I think in the Financial District, there are some buildings that have just huge blocks of space. And I think you are going to see numerous buildings half-empty, three-quarters empty for the next three to five years, and they’re going to need a ton of capital. I’m not sure if that’s rescue capital yet, depending on sponsorship, but I see massive needs for capital in some of these buildings.

Generally, how do you see the office sector shaping up, given the remote-working trends that have been accelerated during the past year?

I remember, 30 years ago, [hearing chatter] that people weren’t going to come into cities and build offices anymore at the beginning of the internet.

We have been back in the office since Labor Day. The companies you think would be least likely to come back to the office are the ones signing the biggest leases. So, we feel really bullish about offices. You’re going to see what happens whenever there’s a cycle, which is, you’re going to see people taking the opportunity to cut leases or they’re going to move from maybe a B-plus building to an A building.

So, the better buildings will do better. The better buildings have the better air quality systems, they have the better technology, they have the things that people want in terms of feeling comfortable in the workplace.

What about suburban office demand (which has picked up a bit in the past year)? Do you see that demand continuing post-pandemic?

I’ll start by saying I’m a little jaded here, because we just don’t do the low-rise office buildings as part of our portfolio. In general, I’ve never worked on a lot of suburban office deals. There are low barriers to entry in most markets. A lot of it’s old; there’s a huge amount of supply.

I think there’s clearly going to be some people that want to stay in the suburbs and people have moved out to the suburbs; I think it’s going to have a pop to it.
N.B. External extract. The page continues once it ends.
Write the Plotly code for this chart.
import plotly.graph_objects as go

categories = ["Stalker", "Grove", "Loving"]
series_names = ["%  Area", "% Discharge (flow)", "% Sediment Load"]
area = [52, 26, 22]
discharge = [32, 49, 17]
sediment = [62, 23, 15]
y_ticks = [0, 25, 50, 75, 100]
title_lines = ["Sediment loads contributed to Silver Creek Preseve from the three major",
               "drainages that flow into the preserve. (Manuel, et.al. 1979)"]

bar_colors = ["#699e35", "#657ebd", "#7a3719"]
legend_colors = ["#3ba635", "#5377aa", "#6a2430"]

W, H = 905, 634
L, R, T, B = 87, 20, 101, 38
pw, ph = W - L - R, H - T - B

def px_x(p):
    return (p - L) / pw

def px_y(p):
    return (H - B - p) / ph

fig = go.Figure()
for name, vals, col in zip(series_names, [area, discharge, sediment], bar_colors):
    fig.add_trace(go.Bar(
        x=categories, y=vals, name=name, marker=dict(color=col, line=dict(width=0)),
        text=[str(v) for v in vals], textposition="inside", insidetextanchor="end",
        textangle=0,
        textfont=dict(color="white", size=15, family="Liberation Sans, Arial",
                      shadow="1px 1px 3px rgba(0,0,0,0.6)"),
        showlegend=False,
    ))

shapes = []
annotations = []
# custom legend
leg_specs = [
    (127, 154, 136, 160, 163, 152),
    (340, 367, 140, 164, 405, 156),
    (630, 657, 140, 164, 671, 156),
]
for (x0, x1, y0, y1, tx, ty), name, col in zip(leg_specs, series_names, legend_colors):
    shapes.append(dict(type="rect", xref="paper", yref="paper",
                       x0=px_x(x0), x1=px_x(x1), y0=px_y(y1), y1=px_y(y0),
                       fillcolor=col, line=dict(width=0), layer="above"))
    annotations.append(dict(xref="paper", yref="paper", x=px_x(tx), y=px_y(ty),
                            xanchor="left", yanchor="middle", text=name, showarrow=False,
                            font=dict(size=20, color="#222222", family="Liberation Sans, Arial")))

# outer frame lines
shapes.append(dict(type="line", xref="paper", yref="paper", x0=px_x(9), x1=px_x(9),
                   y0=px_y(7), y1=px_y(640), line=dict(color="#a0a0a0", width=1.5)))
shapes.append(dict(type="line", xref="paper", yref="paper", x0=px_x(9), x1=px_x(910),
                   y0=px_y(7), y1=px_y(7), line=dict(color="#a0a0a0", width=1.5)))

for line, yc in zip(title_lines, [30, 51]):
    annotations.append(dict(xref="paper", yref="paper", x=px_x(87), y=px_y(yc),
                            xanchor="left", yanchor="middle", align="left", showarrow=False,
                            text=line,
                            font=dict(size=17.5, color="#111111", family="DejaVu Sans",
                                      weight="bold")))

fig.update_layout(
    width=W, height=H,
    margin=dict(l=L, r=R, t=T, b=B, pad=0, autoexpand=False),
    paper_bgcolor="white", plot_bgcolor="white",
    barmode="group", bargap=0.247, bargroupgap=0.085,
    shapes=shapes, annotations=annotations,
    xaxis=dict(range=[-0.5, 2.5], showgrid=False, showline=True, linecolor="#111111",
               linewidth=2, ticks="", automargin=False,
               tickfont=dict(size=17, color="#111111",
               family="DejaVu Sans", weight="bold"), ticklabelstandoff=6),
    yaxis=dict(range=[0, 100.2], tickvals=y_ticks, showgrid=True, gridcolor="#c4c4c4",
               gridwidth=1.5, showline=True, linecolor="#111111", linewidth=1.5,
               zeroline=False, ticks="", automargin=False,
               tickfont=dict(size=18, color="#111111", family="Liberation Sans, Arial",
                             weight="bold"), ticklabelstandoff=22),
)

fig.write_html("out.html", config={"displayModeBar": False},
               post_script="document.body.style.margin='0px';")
But I think, ultimately, it’s going to end up in the same spot that it was in before, which is [that] some markets are good, some are bad.
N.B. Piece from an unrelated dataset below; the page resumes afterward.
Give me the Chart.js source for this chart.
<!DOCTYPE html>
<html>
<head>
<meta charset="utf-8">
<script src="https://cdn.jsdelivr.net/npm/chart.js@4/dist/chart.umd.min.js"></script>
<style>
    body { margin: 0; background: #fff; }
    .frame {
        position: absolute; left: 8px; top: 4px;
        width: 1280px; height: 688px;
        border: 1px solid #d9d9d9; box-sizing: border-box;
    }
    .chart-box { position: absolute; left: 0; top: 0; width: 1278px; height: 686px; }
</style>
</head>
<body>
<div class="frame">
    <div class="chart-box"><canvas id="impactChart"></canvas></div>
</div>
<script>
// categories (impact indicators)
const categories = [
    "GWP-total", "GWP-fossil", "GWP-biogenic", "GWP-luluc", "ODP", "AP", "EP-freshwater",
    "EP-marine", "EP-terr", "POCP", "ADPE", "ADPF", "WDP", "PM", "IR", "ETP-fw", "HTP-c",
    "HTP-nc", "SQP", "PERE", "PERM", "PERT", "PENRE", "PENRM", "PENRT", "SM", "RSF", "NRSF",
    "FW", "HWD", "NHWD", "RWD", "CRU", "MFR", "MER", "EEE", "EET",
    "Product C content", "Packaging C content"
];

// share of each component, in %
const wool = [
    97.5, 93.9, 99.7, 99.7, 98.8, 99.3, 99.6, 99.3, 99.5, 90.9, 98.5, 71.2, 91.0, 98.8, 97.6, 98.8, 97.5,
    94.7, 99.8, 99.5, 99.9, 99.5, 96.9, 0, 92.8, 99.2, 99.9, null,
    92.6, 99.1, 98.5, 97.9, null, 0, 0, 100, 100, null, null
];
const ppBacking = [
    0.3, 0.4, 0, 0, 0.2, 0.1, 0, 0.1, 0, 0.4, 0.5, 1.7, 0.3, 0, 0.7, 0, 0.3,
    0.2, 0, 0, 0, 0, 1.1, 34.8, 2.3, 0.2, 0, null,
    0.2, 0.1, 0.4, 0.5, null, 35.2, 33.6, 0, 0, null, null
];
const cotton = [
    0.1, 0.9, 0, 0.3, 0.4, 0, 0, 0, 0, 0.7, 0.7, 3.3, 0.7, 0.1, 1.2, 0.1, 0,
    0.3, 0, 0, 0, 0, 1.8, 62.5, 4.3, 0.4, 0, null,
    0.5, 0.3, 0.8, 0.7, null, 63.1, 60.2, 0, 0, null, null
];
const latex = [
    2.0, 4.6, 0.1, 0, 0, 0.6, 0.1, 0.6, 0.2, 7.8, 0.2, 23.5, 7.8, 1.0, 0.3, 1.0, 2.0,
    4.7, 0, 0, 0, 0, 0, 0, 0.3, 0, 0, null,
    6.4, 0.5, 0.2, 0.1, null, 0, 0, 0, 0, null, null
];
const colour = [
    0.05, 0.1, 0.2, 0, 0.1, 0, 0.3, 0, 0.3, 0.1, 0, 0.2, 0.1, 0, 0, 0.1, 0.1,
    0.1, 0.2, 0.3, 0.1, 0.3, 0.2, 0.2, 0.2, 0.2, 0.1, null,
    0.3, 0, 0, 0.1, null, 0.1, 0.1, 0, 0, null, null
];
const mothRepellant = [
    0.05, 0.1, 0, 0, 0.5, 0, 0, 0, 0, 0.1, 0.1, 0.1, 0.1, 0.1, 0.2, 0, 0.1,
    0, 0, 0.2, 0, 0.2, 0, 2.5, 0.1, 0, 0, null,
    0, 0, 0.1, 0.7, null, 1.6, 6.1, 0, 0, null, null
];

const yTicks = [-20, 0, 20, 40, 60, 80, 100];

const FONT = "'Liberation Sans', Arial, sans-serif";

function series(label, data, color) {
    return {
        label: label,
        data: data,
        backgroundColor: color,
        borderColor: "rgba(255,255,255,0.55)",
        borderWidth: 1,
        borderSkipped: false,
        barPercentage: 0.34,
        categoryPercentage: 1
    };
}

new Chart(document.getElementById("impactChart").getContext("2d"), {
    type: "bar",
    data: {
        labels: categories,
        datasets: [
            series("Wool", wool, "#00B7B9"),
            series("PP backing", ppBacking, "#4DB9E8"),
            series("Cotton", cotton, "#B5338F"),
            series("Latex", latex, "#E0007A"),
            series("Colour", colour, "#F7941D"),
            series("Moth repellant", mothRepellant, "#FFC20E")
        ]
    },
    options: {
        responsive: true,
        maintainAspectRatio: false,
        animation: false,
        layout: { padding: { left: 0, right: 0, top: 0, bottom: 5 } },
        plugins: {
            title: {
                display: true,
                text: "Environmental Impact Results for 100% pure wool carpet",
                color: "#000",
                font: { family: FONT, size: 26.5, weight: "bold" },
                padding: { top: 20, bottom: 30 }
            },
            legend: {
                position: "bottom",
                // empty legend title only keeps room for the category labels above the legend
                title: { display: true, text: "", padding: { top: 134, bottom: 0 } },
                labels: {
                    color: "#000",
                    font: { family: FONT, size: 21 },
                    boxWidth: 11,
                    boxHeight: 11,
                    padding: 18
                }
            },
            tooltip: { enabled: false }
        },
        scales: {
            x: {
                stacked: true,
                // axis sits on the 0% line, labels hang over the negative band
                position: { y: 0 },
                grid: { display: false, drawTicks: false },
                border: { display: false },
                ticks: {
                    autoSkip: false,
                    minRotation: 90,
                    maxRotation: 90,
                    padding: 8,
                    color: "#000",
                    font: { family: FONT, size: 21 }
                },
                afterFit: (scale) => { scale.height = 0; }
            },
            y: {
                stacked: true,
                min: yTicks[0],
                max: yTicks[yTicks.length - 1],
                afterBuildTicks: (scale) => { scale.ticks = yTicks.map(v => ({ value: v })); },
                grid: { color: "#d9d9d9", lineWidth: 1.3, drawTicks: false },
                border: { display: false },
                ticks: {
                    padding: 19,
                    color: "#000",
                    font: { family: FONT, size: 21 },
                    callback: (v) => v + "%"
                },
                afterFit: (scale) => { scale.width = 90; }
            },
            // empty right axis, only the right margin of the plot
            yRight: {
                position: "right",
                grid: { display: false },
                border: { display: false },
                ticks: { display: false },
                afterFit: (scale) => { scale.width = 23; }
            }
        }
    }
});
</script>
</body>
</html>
I’m not bullish on huge growth in suburban offices, with the exception of some of the markets that are just more suburban in nature — the tech markets, where the low office is the high-rise of that neighborhood.
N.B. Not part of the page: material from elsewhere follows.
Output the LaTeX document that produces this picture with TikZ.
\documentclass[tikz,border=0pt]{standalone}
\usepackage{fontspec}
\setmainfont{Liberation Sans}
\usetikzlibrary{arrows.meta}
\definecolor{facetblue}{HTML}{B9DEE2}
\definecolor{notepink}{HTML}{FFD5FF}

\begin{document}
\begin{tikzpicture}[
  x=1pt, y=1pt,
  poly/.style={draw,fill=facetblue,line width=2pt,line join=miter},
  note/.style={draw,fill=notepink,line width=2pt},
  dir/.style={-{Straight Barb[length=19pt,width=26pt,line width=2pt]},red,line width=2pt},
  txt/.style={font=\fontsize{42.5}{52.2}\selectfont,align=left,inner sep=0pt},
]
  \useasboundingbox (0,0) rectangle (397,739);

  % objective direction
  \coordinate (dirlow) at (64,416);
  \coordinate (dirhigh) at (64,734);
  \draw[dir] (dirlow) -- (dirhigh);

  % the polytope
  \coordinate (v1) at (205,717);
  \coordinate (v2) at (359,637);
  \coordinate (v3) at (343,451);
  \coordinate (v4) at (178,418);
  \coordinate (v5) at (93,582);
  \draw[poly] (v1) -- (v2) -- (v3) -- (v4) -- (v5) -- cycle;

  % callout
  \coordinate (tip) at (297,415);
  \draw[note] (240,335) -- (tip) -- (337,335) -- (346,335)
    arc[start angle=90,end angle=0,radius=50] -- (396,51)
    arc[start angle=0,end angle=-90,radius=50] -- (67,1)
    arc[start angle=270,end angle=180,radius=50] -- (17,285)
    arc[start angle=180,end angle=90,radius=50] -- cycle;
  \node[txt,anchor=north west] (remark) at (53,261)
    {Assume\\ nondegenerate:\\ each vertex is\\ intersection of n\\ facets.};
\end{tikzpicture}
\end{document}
How do you see the retail sector shaping up going forward, given the increase in e-commerce and online shopping?

We’re seeing retailers coming back to markets that are attractive markets and signing leases, because they think they’re getting good deals. You can look at Madison Avenue or SoHo and see just massive drops in pricing. And so, we’re seeing retailers coming in, and signing leases and kicking the tires, and a lot of activity in good spots and good retail.

There’s a reason people go shopping — because they enjoy it. I can’t think of anyone who’s dying to go to the store to pick up batteries or a flashlight, or a toothbrush, but people do like to go try on clothes and do other stuff — look at furniture and sit in the chair. So, I think the retailers that are good retailers that have made it through, I think, are going to expand and are going to take space.

We’re seeing a lot of activity in the market on storefronts, which is very encouraging. It all comes back to people coming back to the city. In apartment portfolios, we’re seeing huge surges.